GIVEN EXERCISE:
Print word for word the first line of the listing below and every line after it, through the line with "const temps = [50, 100, 150, 200];". Leave out the pictures and the rest.

-- begin MATERIALS PROVIDED --

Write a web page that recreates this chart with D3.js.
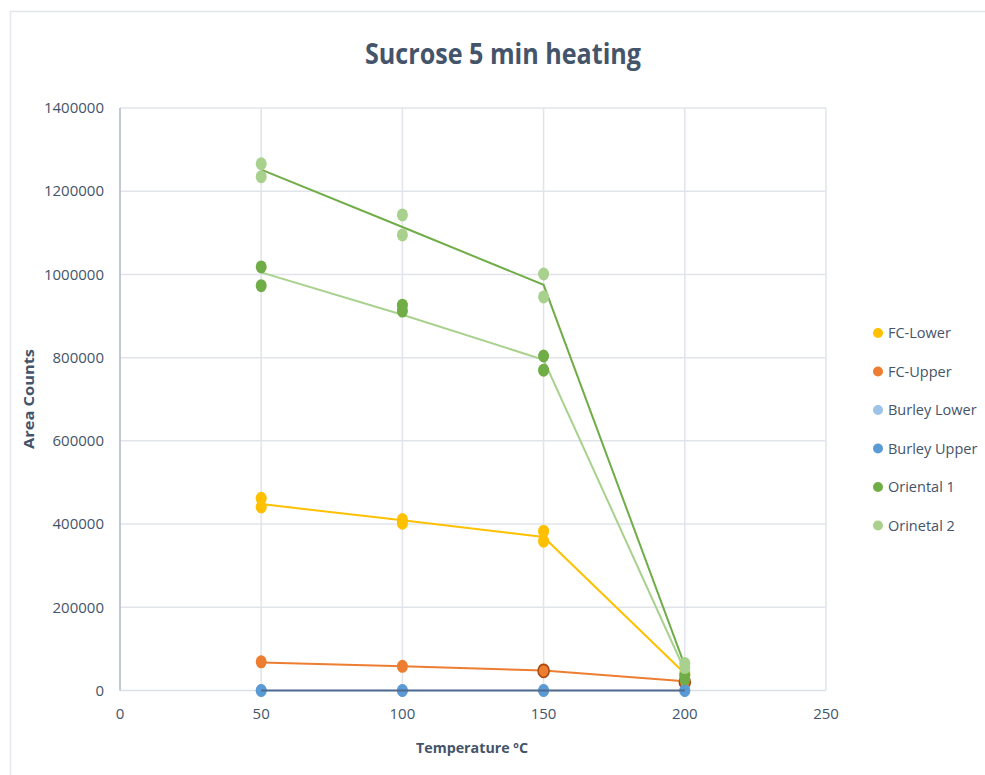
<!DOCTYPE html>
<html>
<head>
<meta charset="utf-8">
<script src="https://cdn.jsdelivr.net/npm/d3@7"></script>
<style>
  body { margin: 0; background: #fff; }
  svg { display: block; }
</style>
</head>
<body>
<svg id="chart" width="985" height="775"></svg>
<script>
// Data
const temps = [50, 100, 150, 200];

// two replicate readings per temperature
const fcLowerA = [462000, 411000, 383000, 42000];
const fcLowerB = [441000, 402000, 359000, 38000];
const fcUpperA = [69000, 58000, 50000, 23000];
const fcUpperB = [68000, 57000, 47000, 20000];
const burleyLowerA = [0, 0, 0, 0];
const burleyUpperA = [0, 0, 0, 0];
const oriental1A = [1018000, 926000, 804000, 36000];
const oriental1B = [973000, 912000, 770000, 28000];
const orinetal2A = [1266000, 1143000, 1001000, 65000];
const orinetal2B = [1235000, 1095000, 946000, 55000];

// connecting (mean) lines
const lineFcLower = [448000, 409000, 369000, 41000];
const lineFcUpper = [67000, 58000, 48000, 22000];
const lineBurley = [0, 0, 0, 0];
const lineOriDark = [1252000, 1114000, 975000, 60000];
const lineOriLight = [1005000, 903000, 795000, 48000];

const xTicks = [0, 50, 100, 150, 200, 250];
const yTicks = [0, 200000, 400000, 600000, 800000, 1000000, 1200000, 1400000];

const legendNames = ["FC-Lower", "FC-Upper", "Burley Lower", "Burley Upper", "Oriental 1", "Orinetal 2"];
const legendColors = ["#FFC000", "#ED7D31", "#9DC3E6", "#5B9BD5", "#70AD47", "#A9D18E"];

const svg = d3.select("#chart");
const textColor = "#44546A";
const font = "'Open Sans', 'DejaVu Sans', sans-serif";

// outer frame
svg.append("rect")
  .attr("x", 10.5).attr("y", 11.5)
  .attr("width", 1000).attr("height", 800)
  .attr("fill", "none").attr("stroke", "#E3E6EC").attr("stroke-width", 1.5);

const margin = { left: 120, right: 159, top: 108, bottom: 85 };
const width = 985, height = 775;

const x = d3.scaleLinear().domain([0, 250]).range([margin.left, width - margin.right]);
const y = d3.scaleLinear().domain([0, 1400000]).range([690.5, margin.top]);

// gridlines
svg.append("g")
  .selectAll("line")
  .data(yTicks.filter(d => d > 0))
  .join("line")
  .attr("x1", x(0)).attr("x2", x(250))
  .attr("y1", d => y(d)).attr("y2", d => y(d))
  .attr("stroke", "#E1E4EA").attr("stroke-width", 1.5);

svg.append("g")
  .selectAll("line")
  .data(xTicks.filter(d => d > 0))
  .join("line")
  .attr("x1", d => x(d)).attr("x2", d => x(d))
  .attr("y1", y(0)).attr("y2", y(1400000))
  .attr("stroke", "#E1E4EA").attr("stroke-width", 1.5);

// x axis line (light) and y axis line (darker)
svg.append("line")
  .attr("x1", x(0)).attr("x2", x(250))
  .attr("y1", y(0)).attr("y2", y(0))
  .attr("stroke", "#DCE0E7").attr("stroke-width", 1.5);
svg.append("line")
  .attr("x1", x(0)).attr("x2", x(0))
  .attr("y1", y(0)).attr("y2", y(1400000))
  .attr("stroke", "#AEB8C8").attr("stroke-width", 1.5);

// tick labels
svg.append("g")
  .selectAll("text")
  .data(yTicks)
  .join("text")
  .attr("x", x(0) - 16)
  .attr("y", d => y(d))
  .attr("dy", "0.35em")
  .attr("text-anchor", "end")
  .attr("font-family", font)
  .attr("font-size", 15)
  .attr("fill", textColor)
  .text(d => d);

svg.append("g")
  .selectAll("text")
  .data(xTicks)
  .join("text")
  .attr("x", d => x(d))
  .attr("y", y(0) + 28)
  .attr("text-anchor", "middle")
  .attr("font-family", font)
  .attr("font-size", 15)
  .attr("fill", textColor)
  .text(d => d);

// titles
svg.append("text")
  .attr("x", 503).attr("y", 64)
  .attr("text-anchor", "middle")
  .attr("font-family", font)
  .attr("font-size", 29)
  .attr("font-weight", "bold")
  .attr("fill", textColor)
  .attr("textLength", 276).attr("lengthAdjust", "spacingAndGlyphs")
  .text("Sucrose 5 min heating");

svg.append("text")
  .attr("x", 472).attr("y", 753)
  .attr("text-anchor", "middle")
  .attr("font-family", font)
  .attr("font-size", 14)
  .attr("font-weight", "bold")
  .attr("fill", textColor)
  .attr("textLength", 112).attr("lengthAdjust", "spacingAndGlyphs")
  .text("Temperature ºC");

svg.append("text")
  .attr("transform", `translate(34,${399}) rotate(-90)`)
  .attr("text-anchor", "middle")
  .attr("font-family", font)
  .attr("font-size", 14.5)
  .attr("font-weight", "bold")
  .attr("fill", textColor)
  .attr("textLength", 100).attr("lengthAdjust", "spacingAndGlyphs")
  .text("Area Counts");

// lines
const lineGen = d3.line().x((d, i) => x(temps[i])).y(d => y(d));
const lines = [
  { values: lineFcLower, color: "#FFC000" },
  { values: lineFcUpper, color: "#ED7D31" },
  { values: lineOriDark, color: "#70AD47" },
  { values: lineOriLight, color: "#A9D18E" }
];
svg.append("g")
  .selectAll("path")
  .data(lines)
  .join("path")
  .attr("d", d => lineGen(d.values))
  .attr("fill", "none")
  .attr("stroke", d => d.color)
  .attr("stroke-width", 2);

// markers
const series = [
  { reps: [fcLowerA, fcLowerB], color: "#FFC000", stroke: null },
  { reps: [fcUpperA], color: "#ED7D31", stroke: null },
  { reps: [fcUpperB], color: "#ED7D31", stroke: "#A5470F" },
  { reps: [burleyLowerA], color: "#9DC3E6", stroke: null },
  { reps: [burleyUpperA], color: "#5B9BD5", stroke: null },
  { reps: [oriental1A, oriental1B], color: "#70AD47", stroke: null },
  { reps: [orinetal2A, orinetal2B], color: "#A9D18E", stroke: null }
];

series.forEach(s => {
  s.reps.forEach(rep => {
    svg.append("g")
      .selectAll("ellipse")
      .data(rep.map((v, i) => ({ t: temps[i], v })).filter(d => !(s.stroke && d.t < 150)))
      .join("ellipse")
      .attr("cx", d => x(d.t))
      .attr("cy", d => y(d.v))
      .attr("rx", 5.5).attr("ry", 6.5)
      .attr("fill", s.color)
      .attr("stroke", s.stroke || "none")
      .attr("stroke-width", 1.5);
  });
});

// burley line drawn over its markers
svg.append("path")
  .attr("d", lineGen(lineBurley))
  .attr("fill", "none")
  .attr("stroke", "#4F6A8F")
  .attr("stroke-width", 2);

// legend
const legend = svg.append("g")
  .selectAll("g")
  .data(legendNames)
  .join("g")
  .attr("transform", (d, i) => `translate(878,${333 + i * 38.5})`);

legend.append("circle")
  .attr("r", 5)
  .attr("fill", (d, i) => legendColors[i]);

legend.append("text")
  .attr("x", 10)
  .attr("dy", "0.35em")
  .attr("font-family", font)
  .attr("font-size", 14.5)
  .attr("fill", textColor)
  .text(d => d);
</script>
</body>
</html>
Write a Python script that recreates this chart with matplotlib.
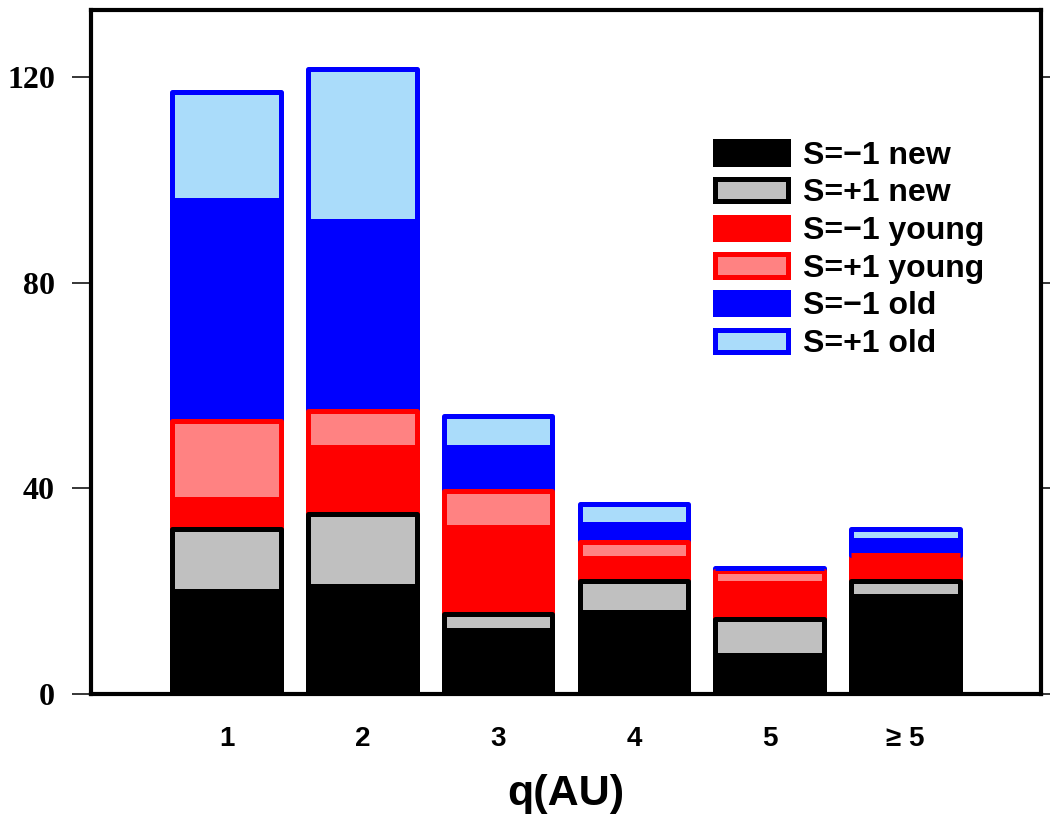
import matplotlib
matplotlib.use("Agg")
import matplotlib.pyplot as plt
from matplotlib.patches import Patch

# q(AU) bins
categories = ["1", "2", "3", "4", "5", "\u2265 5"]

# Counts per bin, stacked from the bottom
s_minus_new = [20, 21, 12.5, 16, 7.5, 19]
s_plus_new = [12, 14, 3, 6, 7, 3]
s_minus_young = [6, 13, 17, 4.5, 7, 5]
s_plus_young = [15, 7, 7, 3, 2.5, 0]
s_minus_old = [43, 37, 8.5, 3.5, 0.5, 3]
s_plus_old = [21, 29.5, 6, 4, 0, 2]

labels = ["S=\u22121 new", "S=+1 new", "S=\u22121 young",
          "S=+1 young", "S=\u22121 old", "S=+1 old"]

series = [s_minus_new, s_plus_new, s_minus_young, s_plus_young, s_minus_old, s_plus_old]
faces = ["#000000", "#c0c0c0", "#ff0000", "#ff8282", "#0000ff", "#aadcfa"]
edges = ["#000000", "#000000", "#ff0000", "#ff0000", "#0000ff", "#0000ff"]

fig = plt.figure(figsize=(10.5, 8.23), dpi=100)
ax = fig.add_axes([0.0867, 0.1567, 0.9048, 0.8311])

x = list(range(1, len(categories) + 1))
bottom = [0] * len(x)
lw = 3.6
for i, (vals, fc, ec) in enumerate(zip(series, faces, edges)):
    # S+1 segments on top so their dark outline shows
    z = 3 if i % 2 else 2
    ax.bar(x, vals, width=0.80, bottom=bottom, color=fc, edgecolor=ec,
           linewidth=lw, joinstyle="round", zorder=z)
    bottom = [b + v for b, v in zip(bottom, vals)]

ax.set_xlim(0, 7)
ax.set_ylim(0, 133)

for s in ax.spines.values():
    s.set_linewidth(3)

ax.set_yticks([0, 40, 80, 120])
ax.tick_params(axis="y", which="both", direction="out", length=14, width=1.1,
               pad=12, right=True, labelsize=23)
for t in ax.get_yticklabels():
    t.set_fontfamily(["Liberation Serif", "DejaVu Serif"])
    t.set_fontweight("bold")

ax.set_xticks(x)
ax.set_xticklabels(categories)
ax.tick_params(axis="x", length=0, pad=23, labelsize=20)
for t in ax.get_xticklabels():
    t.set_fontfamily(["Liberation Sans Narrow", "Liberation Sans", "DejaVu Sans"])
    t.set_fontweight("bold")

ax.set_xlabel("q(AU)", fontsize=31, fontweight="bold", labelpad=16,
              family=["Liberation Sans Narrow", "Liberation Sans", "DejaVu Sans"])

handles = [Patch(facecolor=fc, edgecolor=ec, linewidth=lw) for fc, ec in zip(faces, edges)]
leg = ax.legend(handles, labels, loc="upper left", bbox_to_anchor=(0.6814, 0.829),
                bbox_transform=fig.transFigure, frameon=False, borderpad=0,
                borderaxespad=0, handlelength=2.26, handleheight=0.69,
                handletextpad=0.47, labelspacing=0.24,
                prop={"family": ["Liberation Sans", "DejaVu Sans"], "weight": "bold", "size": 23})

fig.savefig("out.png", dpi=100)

-- end MATERIALS PROVIDED --

CORRECT RESPONSE:
Write a web page that recreates this chart with D3.js.
<!DOCTYPE html>
<html>
<head>
<meta charset="utf-8">
<script src="https://cdn.jsdelivr.net/npm/d3@7"></script>
<style>
  body { margin: 0; background: #fff; }
  svg { display: block; }
</style>
</head>
<body>
<svg id="chart" width="985" height="775"></svg>
<script>
// Data
const temps = [50, 100, 150, 200];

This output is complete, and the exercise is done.